How to describe things

This week for her homework, our younger daughter has to write a description of a family member using lots of different adjectives.  

This reminded me of something I've been wanting to do with our girls for a while, which is to help them get better at describing things, by increasing their vocabulary.

Have you ever wished your kids could describe things to you better?  The main example I can think of here is when they are unwell and you try to get more details of what is wrong.

 "My tummy hurts,"  is one we get sometimes, and it could be a case of nerves (butterflies in the tummy), or feeling nauseous, or wind.... Pain is definitely something I would like my kids to be able to describe better to me.  But to be better at describing things in general would be not just a help to me as a parent in understanding their needs, but it is an important skill for kids to learn.

In order to describe things well, having a rich bank of adjectives to choose from is vital.  So how can we help our kids learn and use lots of adjectives?
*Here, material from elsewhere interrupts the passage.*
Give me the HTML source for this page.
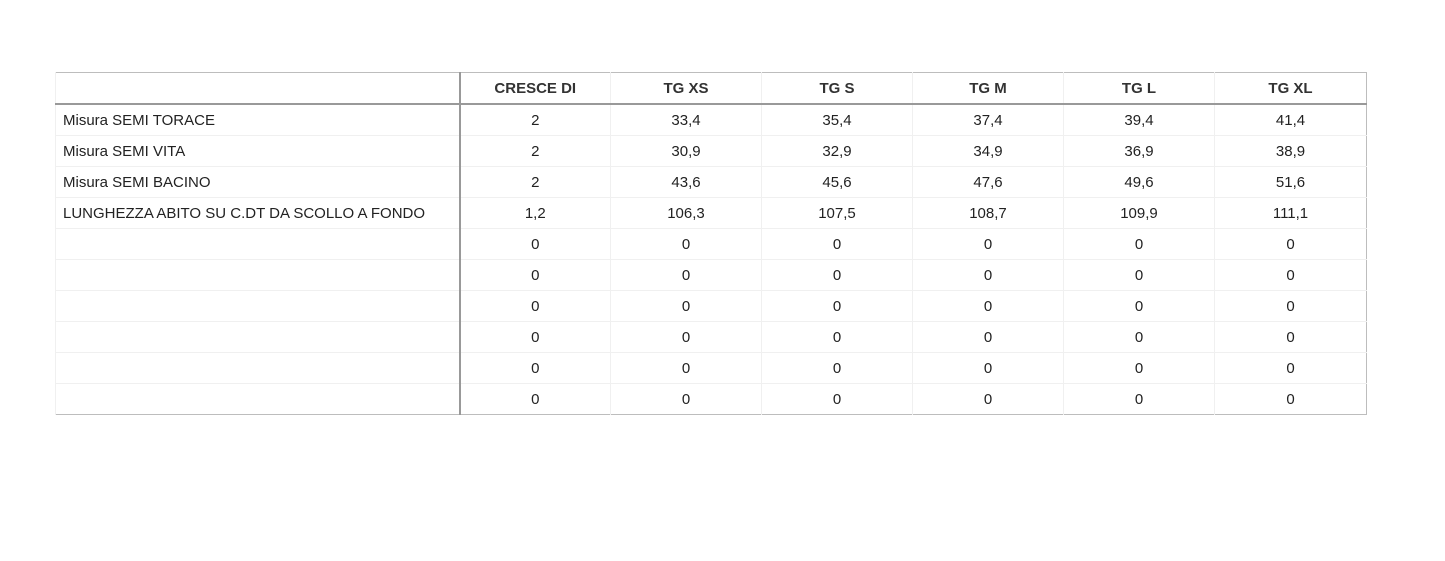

Well first and foremost they need the vocabulary to choose from, so brainstorming adjectives they know is a great place to start.  But to make it easier, you can give them categories or groups to put the words into.

So here are some examples:

Colour :         red, green, pink, silver...

Sound  :         noisy, quiet, whispering, deafening...
Shape  :         round, curved, straight, deep....
Appearance : beautiful, plain, ugly, fancy...
Size  :             large, tiny, tall, fat, enormous..

(If you need more ideas for categories or lists of adjectives there's a great page here.)

It is good to have these lists somewhere handy, so the kids can add to them as they think of and learn more words.

Then once they have a bank of words to use, you can play games with them to practise.

One game is to describe something using the adjectives and the other person has to guess what it is. You can choose a theme, such as 'animals'.

So for example :

This animal is large, it looks cute, but can be dangerous. It is very strong. It's furry and white.       

A polar bear.

Another game would be to pick and adjective, then you have to find something that this adjective describes.

For example - 'funny', and perhaps go and find a joke book.

I also found a neat game (read all about it adjectives game) on a BBC website for primary age kids to practice using adjectives. They can either read sentences and match the descriptions to the pictures, or add their own suitable adjectives to describe pictures! 

Are your kids good at describing things? Or do you have any other ideas for ways to practice using adjectives?